After graduating in business administration in 1946 Elio Zagato became the administrator of the new company. It should be noted that Elio Zagato was also a successful racing driver.
Elio Zagato was the driving force in those important years of bringing the company back to fame and success. His racing experience influenced the development of many cars and led to the image of Zagato as a sports car body maker. In that time a new type of car was developed: The GT (Grand Touring) car which combines a standard production frame or platform with a sporty body.
A typical early and very beautiful example of a GT is the Fiat 8V Zagato. This car was a prestigious project which should bring Fiat, already a mass producer in the 'bread and butter'-car class, fame in the upper market segment. It was equipped with a V8-engine and bodywork was mainly done by Zagato. In 1955 Elio Zagato won the famous AVUS-race in Berlin on a Fiat 8V.

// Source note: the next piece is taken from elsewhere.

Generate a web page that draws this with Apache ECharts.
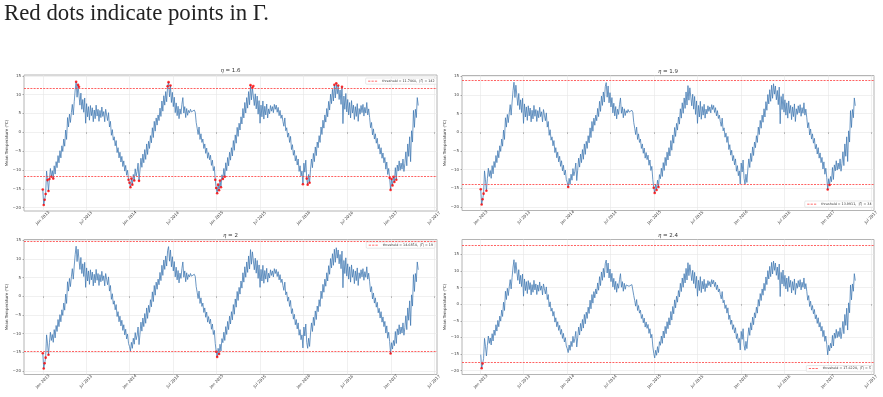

One of the first projects after the war was the development of the 'Panoramica' series of cars. The idea behind it was to enlarge the glass areas of a car up into the roof. While the bodies were aerodynamic they proofed to be comfortable, spacious and elegant. Among other makes mainly Fiat 1100's and Topolinos were converted into 'Panoramicas'.
The '50s were a glorious time for Zagato, order books were full and a lot of new ideas were developed. Two ideas need to be mentioned: The famous 'double bubble' and the truncated tail.

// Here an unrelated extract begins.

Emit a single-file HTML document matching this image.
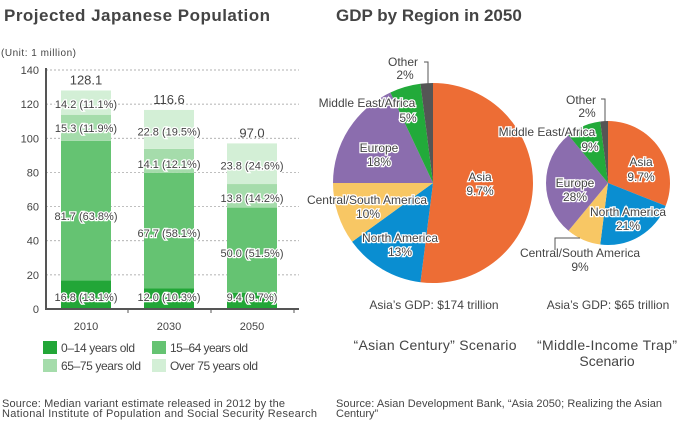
<!DOCTYPE html>
<html><head><meta charset="utf-8"><style>
body{margin:0;background:#fff;font-family:"Liberation Sans",sans-serif;}
svg text{font-family:"Liberation Sans",sans-serif;}
</style></head><body>
<svg id="s" width="680" height="420" viewBox="0 0 680 420" xmlns="http://www.w3.org/2000/svg">
<text x="4" y="21" font-size="17" font-weight="bold" fill="#444" textLength="266">Projected Japanese Population</text>
<text x="336" y="21" font-size="17" font-weight="bold" fill="#444">GDP by Region in 2050</text>
<text x="1" y="56" font-size="10" fill="#444" textLength="75">(Unit: 1 million)</text>
<g id="bars"></g>
<g id="pies"></g>
<g>
<rect x="43" y="341" width="14" height="13" fill="#22a637"/>
<text x="61" y="352" font-size="12" fill="#444" textLength="74">0–14 years old</text>
<rect x="152" y="341" width="14" height="13" fill="#65c372"/>
<text x="170" y="352" font-size="12" fill="#444" textLength="78">15–64 years old</text>
<rect x="43" y="359" width="14" height="13" fill="#a5dcab"/>
<text x="61" y="370" font-size="12" fill="#444" textLength="80">65–75 years old</text>
<rect x="152" y="359" width="14" height="13" fill="#d3efd6"/>
<text x="170" y="370" font-size="12" fill="#444" textLength="88">Over 75 years old</text>
</g>
<text x="435" y="350" font-size="14" fill="#444" text-anchor="middle" textLength="163">“Asian Century” Scenario</text>
<text x="607" y="350" font-size="14" fill="#444" text-anchor="middle" textLength="140">“Middle-Income Trap”</text>
<text x="607" y="366" font-size="14" fill="#444" text-anchor="middle">Scenario</text>
<text x="2" y="407" font-size="11" fill="#444" textLength="283">Source: Median variant estimate released in 2012 by the</text>
<text x="2" y="417" font-size="11" fill="#444" textLength="315">National Institute of Population and Social Security Research</text>
<text x="336" y="407" font-size="11" fill="#444" textLength="326">Source: Asian Development Bank, “Asia 2050; Realizing the Asian</text>
<text x="336" y="417" font-size="11" fill="#444">Century”</text>
</svg>
<script>
const years=["2010","2030","2050"];
const young=[16.8,12.0,9.4];
const working=[81.7,67.7,50.0];
const old1=[15.3,14.1,13.8];
const old2=[14.2,22.8,23.8];
const youngPct=["13.1","10.3","9.7"];
const workingPct=["63.8","58.1","51.5"];
const old1Pct=["11.9","12.1","14.2"];
const old2Pct=["11.1","19.5","24.6"];
const totals=["128.1","116.6","97.0"];
const yTicks=[0,20,40,60,80,100,120,140];

const regions=["Asia","North America","Central/South America","Europe","Middle East/Africa","Other"];
const shareA=[52,13,10,18,5,2];
const shareB=[31,21,9,28,9,2];
const labelsA=[["Asia","9.7%"],["North America","13%"],["Central/South America","10%"],["Europe","18%"],["Middle East/Africa","5%"],["Other","2%"]];
const labelsB=[["Asia","9.7%"],["North America","21%"],["Central/South America","9%"],["Europe","28%"],["Middle East/Africa","9%"],["Other","2%"]];

const NS="http://www.w3.org/2000/svg";
function mk(p,t,a){const e=document.createElementNS(NS,t);for(const k in a)e.setAttribute(k,a[k]);p.appendChild(e);return e;}
const y0=309,pxu=239/140;
function Y(v){return y0-v*pxu;}
function X(i){return 61+i*83;}
const bars=document.getElementById('bars');
yTicks.forEach(t=>{
  if(t>0){const l=mk(bars,'line',{x1:46,x2:299,y1:Y(t),y2:Y(t),stroke:'#999','stroke-dasharray':'2,2','stroke-width':0.7});
  
  }
  const tx=mk(bars,'text',{x:39,y:Y(t)+4,'font-size':11,fill:'#444','text-anchor':'end'});tx.textContent=t;
  
  
});
const cols=['#22a637','#65c372','#a5dcab','#d3efd6'];
years.forEach((yr,i)=>{
  const vals=[young[i],working[i],old1[i],old2[i]];
  const pcts=[youngPct[i],workingPct[i],old1Pct[i],old2Pct[i]];
  let c=0;
  vals.forEach((v,j)=>{
    const r=mk(bars,'rect',{x:X(i),y:Y(c+v),width:50,height:v*pxu,fill:cols[j]});
    
    
    c+=v;
  });
  const b1=young[i], b2=b1+working[i], b3=b2+old1[i];
  const lyF=[y0-12, Y(b1+working[i]*(i==0?0.46:i==1?0.48:0.47)), Y(b2+(i==0?7.5:i==1?5:3)), Y(b3+(i==0?7:i==1?10:11))];
  lyF[2]=Y(i==0?106:i==1?85:65); lyF[3]=Y(i==0?120:i==1?104:84);
  vals.forEach((v,j)=>{
    const t=mk(bars,'text',{x:X(i)+25,y:lyF[j]+4,'font-size':11,fill:'#444','text-anchor':'middle',stroke:'#fff','stroke-width':2.5,'paint-order':'stroke'});
    t.textContent=v.toFixed(1)+' ('+pcts[j]+'%)';
    
    
  });
  const tt=mk(bars,'text',{x:X(i)+25,y:Y(c)-6,'font-size':13,fill:'#444','text-anchor':'middle'});tt.textContent=totals[i];
  
  
  const xl=mk(bars,'text',{x:X(i)+25,y:330,'font-size':11,fill:'#444','text-anchor':'middle'});xl.textContent=yr;
  
  
  const tk=mk(bars,'line',{x1:X(i)+67,x2:X(i)+67,y1:y0,y2:y0+4,stroke:'#555'});
  
  
});
let ax=mk(bars,'path',{d:'M46 68 V'+y0+' H299',stroke:'#555','stroke-width':2,fill:'none'});



const pcol=['#ed6d35','#0a8ed1','#f8c764','#8b6dae','#22aa3a','#555555'];
const pies=document.getElementById('pies');
function pie(cx,cy,r,shares,labels,lpos,name){
  const tot=shares.reduce((a,b)=>a+b,0);let a=0;
  shares.forEach((s,i)=>{
    const a0=a/tot*2*Math.PI,a1=(a+s)/tot*2*Math.PI;a+=s;
    const x0=cx+r*Math.sin(a0),y0p=cy-r*Math.cos(a0),x1=cx+r*Math.sin(a1),y1=cy-r*Math.cos(a1);
    const p=mk(pies,'path',{d:`M${cx} ${cy} L${x0} ${y0p} A${r} ${r} 0 ${a1-a0>Math.PI?1:0} 1 ${x1} ${y1} Z`,fill:pcol[i]});
    
    
  });
  labels.forEach((l,i)=>{
    const pos=lpos[i];
    l.forEach((ln,k)=>{
      const t=mk(pies,'text',{x:pos[k*2],y:pos[k*2+1]+4,'font-size':12,fill:'#444','text-anchor':'middle',stroke:'#fff','stroke-width':2.5,'paint-order':'stroke'});
      t.textContent=ln;
      
      
    });
  });
}
pie(433,183,100,shareA,labelsA,[[480,177,480,191],[400,238,400,252],[367,200,368,214],[379,148,379,162],[367,103,408,118],[403,62,405,75]],'pie-asian-century');
pie(608,183,62,shareB,labelsB,[[641,162,641,177],[628,212,628,226],[580,253,580,267],[575,183,575,197],[547,132,590,147],[581,100,587,113]],'pie-middle-income');
let l1=mk(pies,'path',{d:'M424 62 H428 V84',stroke:'#555',fill:'none'});
let l2=mk(pies,'path',{d:'M601 99 H605 V122',stroke:'#555',fill:'none'});
let l3=mk(pies,'path',{d:'M555 250 V238 H580',stroke:'#555',fill:'none'});
[[434,309,"Asia’s GDP: $174 trillion"],[608,309,"Asia’s GDP: $65 trillion"]].forEach(([x,y,s])=>{
  const t=mk(pies,'text',{x:x,y:y,'font-size':12,fill:'#444','text-anchor':'middle'});t.textContent=s;
  
  
});
</script>
</body></html>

The 'double bubble' was the logical consequence out of the tendency to improve the aerodynamics of the cars. In order to improve the penetration and to reduce the drag the roof line of the cars were lowered. To allow enough headroom in the passenger compartment the 'double bubble' was invented. A side effect of this idea was a tougher roof structure, allowing to use lighter or thinner material which made the cars even more competitive.

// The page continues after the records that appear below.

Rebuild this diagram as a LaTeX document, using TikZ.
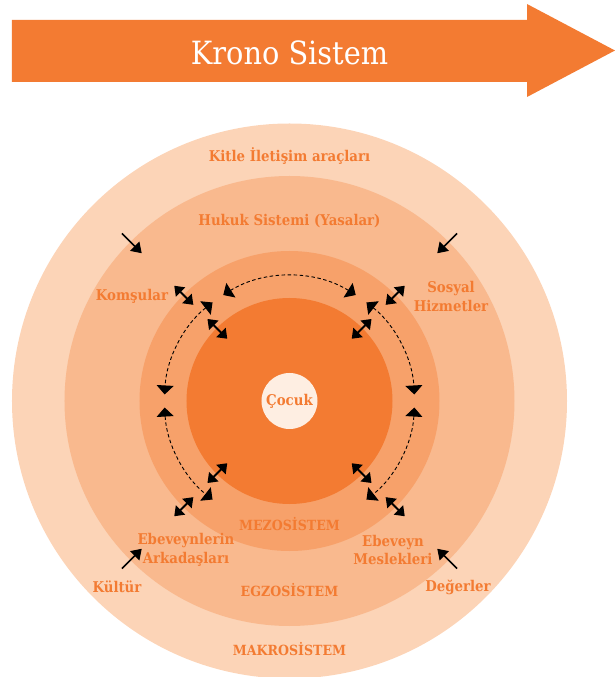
\documentclass[tikz,border=0pt]{standalone}
\usepackage{fontspec}
\usepackage{xcolor}
\usepackage{tikz}
\usetikzlibrary{positioning,calc,arrows.meta}
\newfontfamily\kronofont{DejaVuSerifCondensed.ttf}
\newfontfamily\etiketfont{DejaVuSerifCondensed-Bold.ttf}
\definecolor{turuncu}{RGB}{243,123,50}
\definecolor{mezorenk}{RGB}{247,161,106}
\definecolor{egzorenk}{RGB}{249,185,142}
\definecolor{makrorenk}{RGB}{252,212,183}
\definecolor{cocukrenk}{RGB}{254,238,226}

\begin{document}
\begin{tikzpicture}[x=1pt,y=1pt,
    halka/.style={circle, inner sep=0pt, minimum size=#1},
    etiket/.style={text=turuncu, font=\etiketfont\fontsize{14.8}{18.5}\selectfont, align=center},
    sistem/.style={etiket, font=\etiketfont\fontsize{14}{17}\selectfont},
    tek/.style={-{Triangle[length=10pt,width=13pt]}, line width=1.5pt},
    cift/.style={{Triangle[length=9pt,width=13pt]}-{Triangle[length=9pt,width=13pt]}, line width=1.8pt},
    kesik/.style={dash pattern=on 3.5pt off 2.5pt, line width=0.9pt,
      {Triangle[length=9pt,width=17pt]}-{Triangle[length=9pt,width=17pt]}}]
    \useasboundingbox (-289.5,-276) rectangle (325.5,401);
    % Krono Sistem arrow
    \fill[turuncu] (-277.5,381) -- (237.5,381) -- (237.5,397) -- (325.5,350.5)
          -- (237.5,304) -- (237.5,319) -- (-277.5,319) -- cycle;
    \node[text=white, font=\kronofont\fontsize{32}{36}\selectfont] (krono) at (0,348) {Krono Sistem};
    % circles
    \node[halka=555pt, fill=makrorenk] (makro) at (0,0) {};
    \node[halka=450pt, fill=egzorenk] (egzo) at (0,0) {};
    \node[halka=300pt, fill=mezorenk] (mezo) at (0,0) {};
    \node[halka=206pt, fill=turuncu] (mikro) at (0,0) {};
    \node[halka=56pt, fill=cocukrenk, etiket] (cocuk) at (0,0) {Çocuk};
    % labels
    \node[etiket] (kitle) at (0,245) {Kitle İletişim araçları};
    \node[etiket] (hukuk) at (0,180) {Hukuk Sistemi (Yasalar)};
    \node[etiket] (komsu) at (-157.5,105) {Komşular};
    \node[etiket] (sosyal) at (161.5,104.5) {Sosyal\\Hizmetler};
    \node[sistem] (mezolbl) at (0,-123) {MEZOSİSTEM};
    \node[etiket] (arkadas) at (-103.5,-149) {Ebeveynlerin\\Arkadaşları};
    \node[etiket] (meslek) at (103.5,-149) {Ebeveyn\\Meslekleri};
    \node[etiket] (kultur) at (-172.5,-186) {Kültür};
    \node[sistem] (egzolbl) at (0,-189) {EGZOSİSTEM};
    \node[etiket] (deger) at (168.5,-186) {Değerler};
    \node[sistem] (makrolbl) at (0,-248) {MAKROSİSTEM};
    % single arrows
    \draw[tek] (135:237) -- (135:209);
    \draw[tek] (45:237) -- (45:209);
    \draw[tek] (225:237) -- (225:209);
    \draw[tek] (315:237) -- (315:209);
    % double arrows
    \draw[cift] (135:163) -- (135:136);
    \draw[cift] (135:116) -- (135:88);
    \draw[cift] (45:163) -- (45:136);
    \draw[cift] (45:116) -- (45:88);
    \draw[cift] (225:163) -- (225:136);
    \draw[cift] (225:116) -- (225:88);
    \draw[cift] (315:163) -- (315:136);
    \draw[cift] (315:116) -- (315:88);
    % dashed arcs
    \draw[kesik] (58:125) arc[start angle=58, end angle=122, radius=125];
    \draw[kesik] (128:125) arc[start angle=128, end angle=177, radius=125];
    \draw[kesik] (183:125) arc[start angle=183, end angle=232, radius=125];
    \draw[kesik] (52:125) arc[start angle=52, end angle=3, radius=125];
    \draw[kesik] (-3:125) arc[start angle=-3, end angle=-52, radius=125];
\end{tikzpicture}
\end{document}
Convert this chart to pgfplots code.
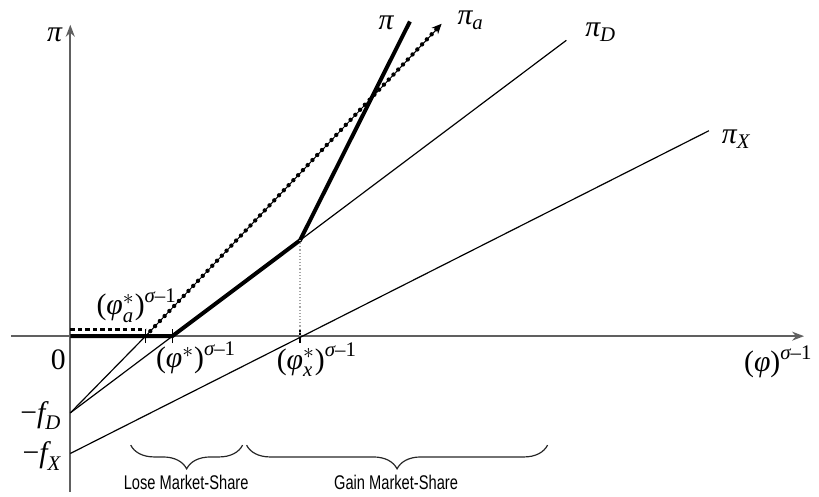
\documentclass[border=0pt]{standalone}
\usepackage{amsmath}
\usepackage{fontspec}
\setmainfont{Liberation Serif}
\newfontfamily\narrowsans[FakeStretch=0.74]{Liberation Sans}
\usepackage{pgfplots}
\pgfplotsset{compat=1.18}
\usetikzlibrary{arrows.meta,decorations.pathreplacing}

% italic Greek/Latin letters taken from the text font
\newcommand{\ti}[1]{\text{\itshape #1}}
\newcommand{\sm}{^{\ti{σ}\text{–1}}}
\newcommand{\lab}{\fontsize{15}{17}\selectfont}

\begin{document}
\begin{tikzpicture}
\begin{axis}[
  x=50pt, y=50pt,
  xmin=-0.6, xmax=7.41, ymin=-1.575, ymax=3.145,
  axis lines=middle,
  axis line style={gray!75!black, line width=1pt},
  every inner x axis line/.append style={-{Stealth[length=6pt,width=4.5pt]}},
  every inner y axis line/.append style={-{Stealth[length=6pt,width=4.5pt]}},
  xtick={0.76,1.03,2.32}, xticklabels={},
  ytick=\empty,
  tick align=center, major tick length=7pt,
  tick style={black, line width=0.6pt},
  clip=false,
]
% profit line for domestic sales
\addplot[black, line width=0.6pt] coordinates {(0,-0.775) (5.01,2.988)};
% profit line for export sales
\addplot[black, line width=0.6pt] coordinates {(0,-1.185) (6.45,2.075)};
% autarky profit line
\addplot[black, line width=0.6pt] coordinates {(0,-0.775) (0.76,0)};
\addplot[black, line width=0.5pt] coordinates {(0.76,0) (3.72,3.12)};
\addplot[black, line width=2.2pt, line cap=round, dash pattern=on 0pt off 3.5pt,
  -{Stealth[length=5pt,width=4.5pt]}] coordinates {(0.76,0) (3.75,3.155)};
\addplot[black, line width=1.7pt, dash pattern=on 2.2pt off 1.6pt] coordinates {(0,0.068) (0.76,0.068)};
% total profit
\addplot[black, line width=2pt, line join=round] coordinates {(0,0) (1.03,0) (2.32,0.968) (3.43,3.178)};
% export cutoff guide
\addplot[gray!70, line width=0.6pt, densely dotted] coordinates {(2.32,0) (2.32,0.968)};

% labels
\node[anchor=center] at (axis cs:-0.16,3.045) {\lab$\ti{π}$};
\node[anchor=center] at (axis cs:3.19,3.16) {\lab$\ti{π}$};
\node[anchor=west] at (axis cs:3.84,3.19) {\lab$\ti{π}_{\ti{a}}$};
\node[anchor=west] at (axis cs:5.13,3.07) {\lab$\ti{π}_{\ti{D}}$};
\node[anchor=west] at (axis cs:6.51,1.99) {\lab$\ti{π}_{\ti{X}}$};
\node[anchor=center] at (axis cs:-0.12,-0.24) {\lab 0};
\node[anchor=east] at (axis cs:-0.02,-0.80) {\lab$\text{−}\ti{f}_{\ti{D}}$};
\node[anchor=east] at (axis cs:-0.02,-1.21) {\lab$\text{−}\ti{f}_{\ti{X}}$};
\node[anchor=center] at (axis cs:0.67,0.31) {\lab$\text{(}\ti{φ}^{*}_{\ti{a}}\text{)}\sm$};
\node[anchor=center] at (axis cs:1.27,-0.22) {\lab$\text{(}\ti{φ}^{*}\text{)}\sm$};
\node[anchor=center] at (axis cs:2.49,-0.24) {\lab$\text{(}\ti{φ}^{*}_{\ti{x}}\text{)}\sm$};
\node[anchor=center] at (axis cs:7.15,-0.26) {\lab$\text{(}\ti{φ}\text{)}\sm$};

% market-share regions
\draw[gray!30!black, line width=0.6pt, decorate, decoration={brace, mirror, amplitude=12pt}]
  (axis cs:0.61,-1.1) -- (axis cs:1.74,-1.1);
\draw[gray!30!black, line width=0.6pt, decorate, decoration={brace, mirror, amplitude=12pt}]
  (axis cs:1.78,-1.1) -- (axis cs:4.82,-1.1);
\node[anchor=center] at (axis cs:1.17,-1.475) {\narrowsans\fontsize{10}{12}\selectfont Lose Market-Share};
\node[anchor=center] at (axis cs:3.29,-1.475) {\narrowsans\fontsize{10}{12}\selectfont Gain Market-Share};

% picture frame
\path (axis cs:-0.71,-1.575) rectangle (axis cs:7.48,3.395);
\end{axis}
\end{tikzpicture}
\end{document}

To improve the aerodynamics of a car you either have to lengthen the tail with good effects on aerodynamics but not very pleasing effects for the eye - or you go the opposite way and cut the tail of a car.
The basics of this principle were found in the '20s and '30s by the German Wunibald Kamm, but it were Elio Zagato, Gianni Zagato and Zagatos most important designer Ercole Spada who really made use of this idea:
The Alfa Romeo Giulietta SZ was the first car making use of the truncated tail. The famous Alfa Romeo TZ1 and TZ2 and the Junior Zagato were based on the design principles of the Giulietta SZ.
Another project which added fame to the Zagato factory was a Formula 1 car: The famous and awesome Alfetta 159. The body was built in the Zagato factory. With this car Juan Manuel Fangio became world champion in 1951.
Co-operation was not only restricted to Alfa Romeo:
Lancia Aurelia, Appia, Flaminia, Flavia and Fulvia were available with the stylistic 'Z' on the body. The Lancia Fulvia Sport was in terms of production figures the most successful Zagato creation: 6970 cars left the premises in Terrazzano di Rho, the companies location since 1962.
Carlo Abarth had some of his fiercest little racers equipped with Zagato bodywork.
Fiats, Maseratis, Ferraris were in very limited numbers 'dressed by Zagato'
Non-Italian manufacturers included Aston Martin, Bristol, Rover, Jaguar and Volvo.
The production stop of the Alfa Romeo Giulia 1600Z marked the end of the glorious Zagato years. For years we could see design studies on various motorshows without any success. During the crisis Zagato was producing armored cars for the Italian government, electric golf cars and survived with the assembly of cars on contract basis, e.g. the Maserati Biturbo Spider.
In the recent years Aston Martin Vantage and Volante Zagato, Alfa Romeo SZ and SZ Spider and Alfa Romeo Roadster Zagato were promising projects with bigger production figures.
An overview of the production after 1945 can be found in the list of cars produced after the war.
If you look on the long tradition of Italian coachbuilders advancing the art and science of automobile design with their elegant style Zagato is truly one important representative. Famous names like 'Carrozzeria Touring', 'Allemano', 'Castagna', 'OSI', 'Viotti' or 'Vignale' are not existing anymore. 'Bertone', 'Pininfarina', 'Ghia' and 'Zagato' are nowadays the most prominent Italian coachbuilders.
This year (Editor: 1999) is the 80th anniversary of Zagato design - congratulations!